About Me

India
Another misfit in this so called perfect world.

Thursday, March 1, 2012

They say that I am a dumb, I talk non sense, I don't see the reality because I do not subscribe to the common idea of Today's world - that career and money is paramount to all other things in life. They feel that this is the way everybody lives in today's world - by living away from their homes and establishing the career. They say that career and prosperity resides in just a few pockets of India and that's where we should strive to go. They say that my education is a total waste if I do not contribute towards enriching this system of development and mass migration. They see their future in Seattle, in NY, in Australia because to them, these places are where work is, career is and wealth is.

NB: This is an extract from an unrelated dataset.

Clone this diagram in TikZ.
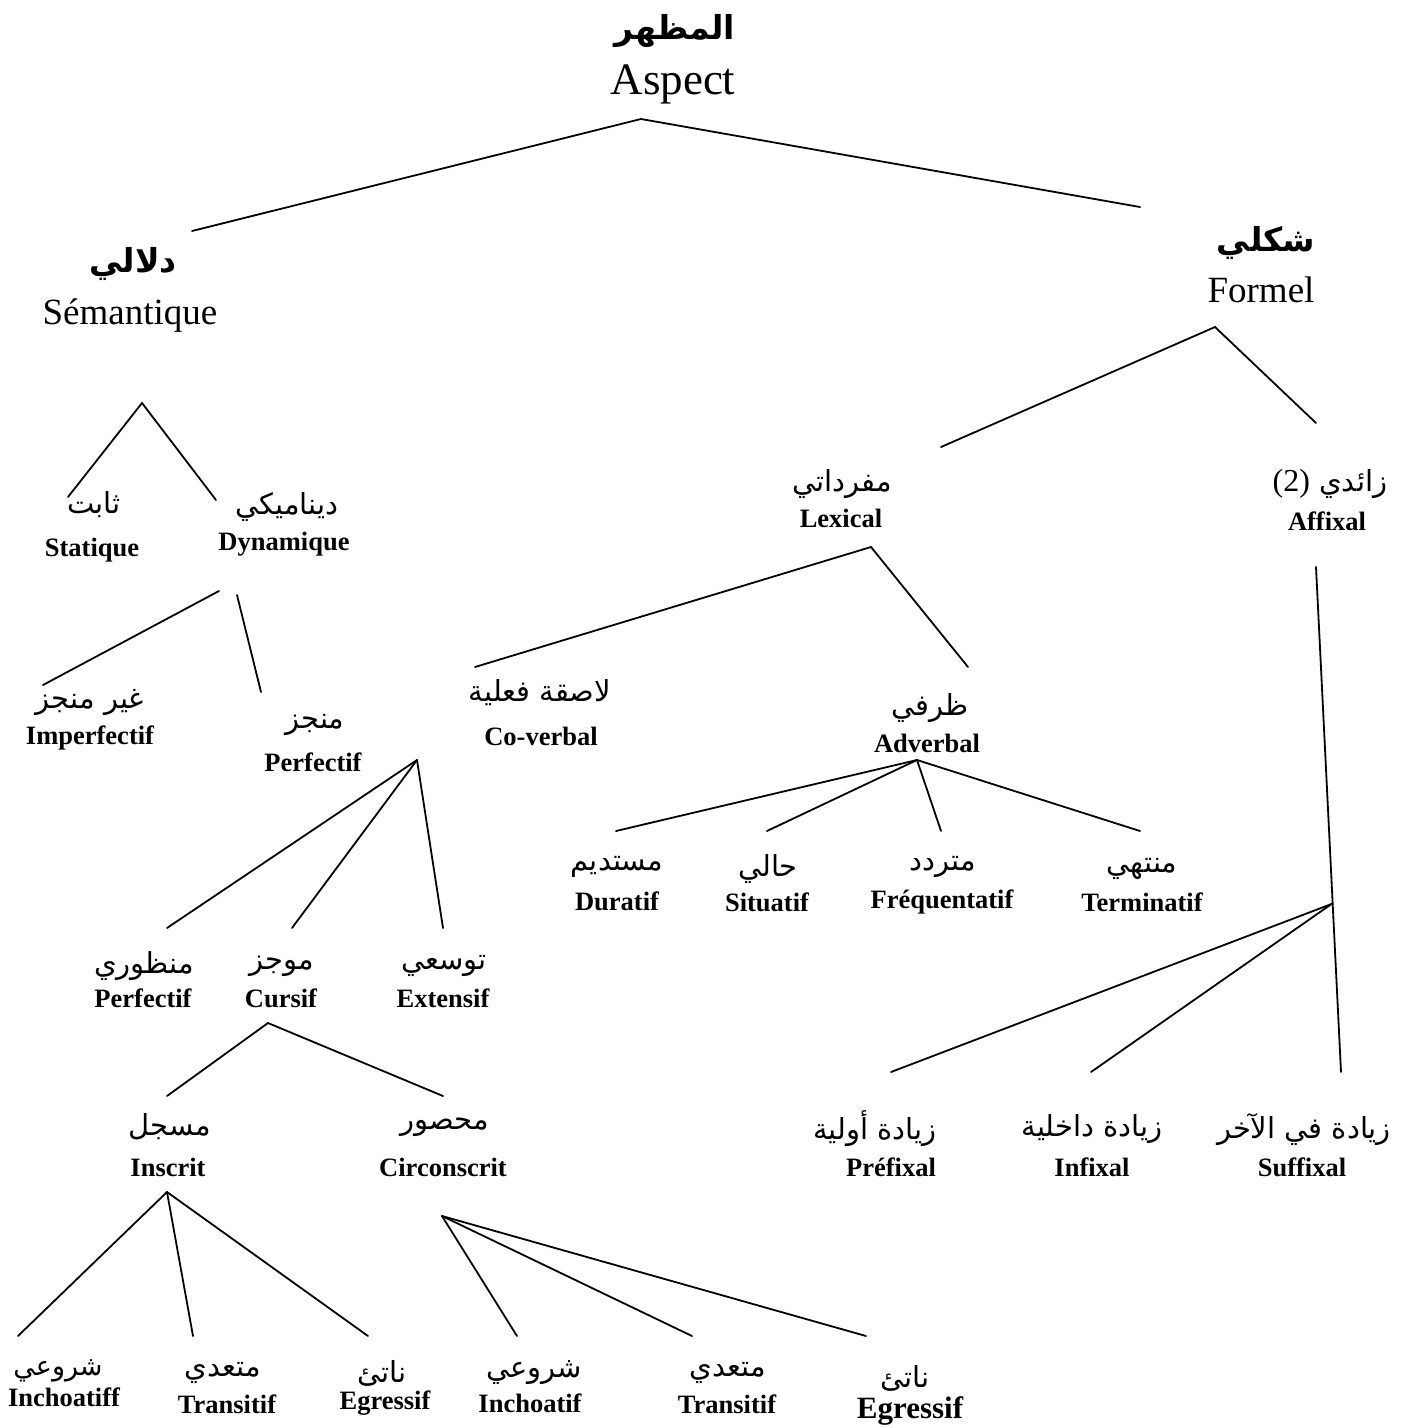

I don't know why I feel really distanced from these ideas. I never had a dream of going to US, UK or anywhere because I always felt that my wealth is my family, my people. They are my strength. I never studied with a goal of earning fat salaries and living in a rich life style. I grew up in a lower middle class family and my aspirations were limited. I just wanted to make a living out of my education. Even today, I can't think of buying a SUV or Sedan, not because I am not capable of doing that but, because my upbringing has been done in such manner that these things never found a place in my thinking. I feel that prosperity and happiness lies with seeing your closed ones smiling, laughing... sharing their togetherness. Life has changed vastly in last decade and I feel I am left behind. Somewhere within me there is still an innocent student who 10 years back took his first steps outside his home in the hope that someday he will comeback with lot of smiles, and happiness on his face. Today, he is lost in the glory of this new upcoming world. He still wants to go back but, he doesn't know how to do that. There is so much at stake which he can't over look. He feels alone, deserted but, he doesn't know how to come out of this. There is so much of crowd around him still, there is no body whom he can call his own. Surely life has changed.

Today I am probably going to my home, with no hope, no positive emotions. I know this will come to an end very soon. Again next week, I will be taking the train back to come back to the place where I don't belong. I know that there is no way I can make things happen - I tried almost everything. I don't know why today I feel like crying because so much has accumulated with in me that I can't resist it any more. I am wasting my glorious years of youth in doing something which I don't like, at a place which I don't like, with those whom I don't have any attachments. What have I become!

1 comment:

Light@Knowledge said...

Like your thoughts. But you need to make a balance between the material world and your inner satisfactions.. And God also salutes them who made a balance between life.